Pregnancy Discrimination Act: Businesses still dont get it

The Equal Employment Opportunity Commission has issued an updated version of the Pregnancy Discrimination Act guide on its website. This new release comes 30 years after the first one was issued. What prompted the update is several Supreme Court rulings in a cases that are apparently being misinterpreted by lower courts. That and the unfortunate finding that pregnancy discrimination complaints are on the rise.

The Pregnancy Discrimination Act was passed in 1978 to protect the right of women. It was passed as part of the Title VII of the 1964 Civil Rights Act. What this law does is forbid businesses from treating pregnant women differently from other employees on the basis of their prenatal status. The act covers two main objectives:

1. To prevent employers from discriminating against women on the basis of their pregnancy, childbirth or any related conditions tied to them,
2. To ensure that pregnant women are treated as any other employees in the workplace.

What this means is that an employer can't treat a woman differently if it is discovered she is pregnant, which includes taking away her responsibilities on the assumption she won't be able to accomplish them because she is pregnant, and not denying her request for lighter work if she feels she is unable to fulfill her work obligations. So pregnant women are given the power to choose how much work to assume and when they should work. Within reason of course, but a woman should not be demoted or her career prospects threatened just because an employer determines she is either incompetent or incapable.

It is unfortunate that there is still a steady rise in discrimination against pregnant women. Data collected by the EEOC shows a 46 percent increase in the 14 years between 1997 and 2011. A majority of these claims stem from women being fired when they reveal they are pregnant, to unfair treatment once their status is discovered. In 2014 for goodness sake. A lot of it may be willful reaction on the part of employers, other times it could be an honest oversight.

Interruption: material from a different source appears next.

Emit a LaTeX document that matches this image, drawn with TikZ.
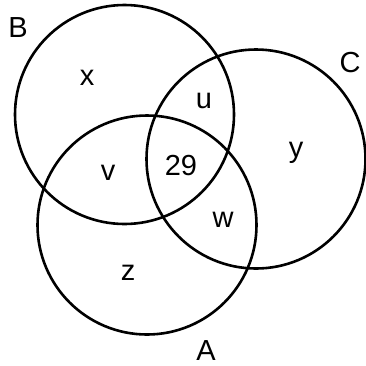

The new guidelines are needed, especially after a 30 year period. However, they are not permanent. Until the Supreme Court reviews these misapplied decisions and Obamacare's official fate is determined with the new ruling in favor of corporations in the Hobby Lobby decision, changes to these guidelines are possible. Lets just hope that the supreme court doesn't take the power of choice out of men's hands and into the corporation's realm.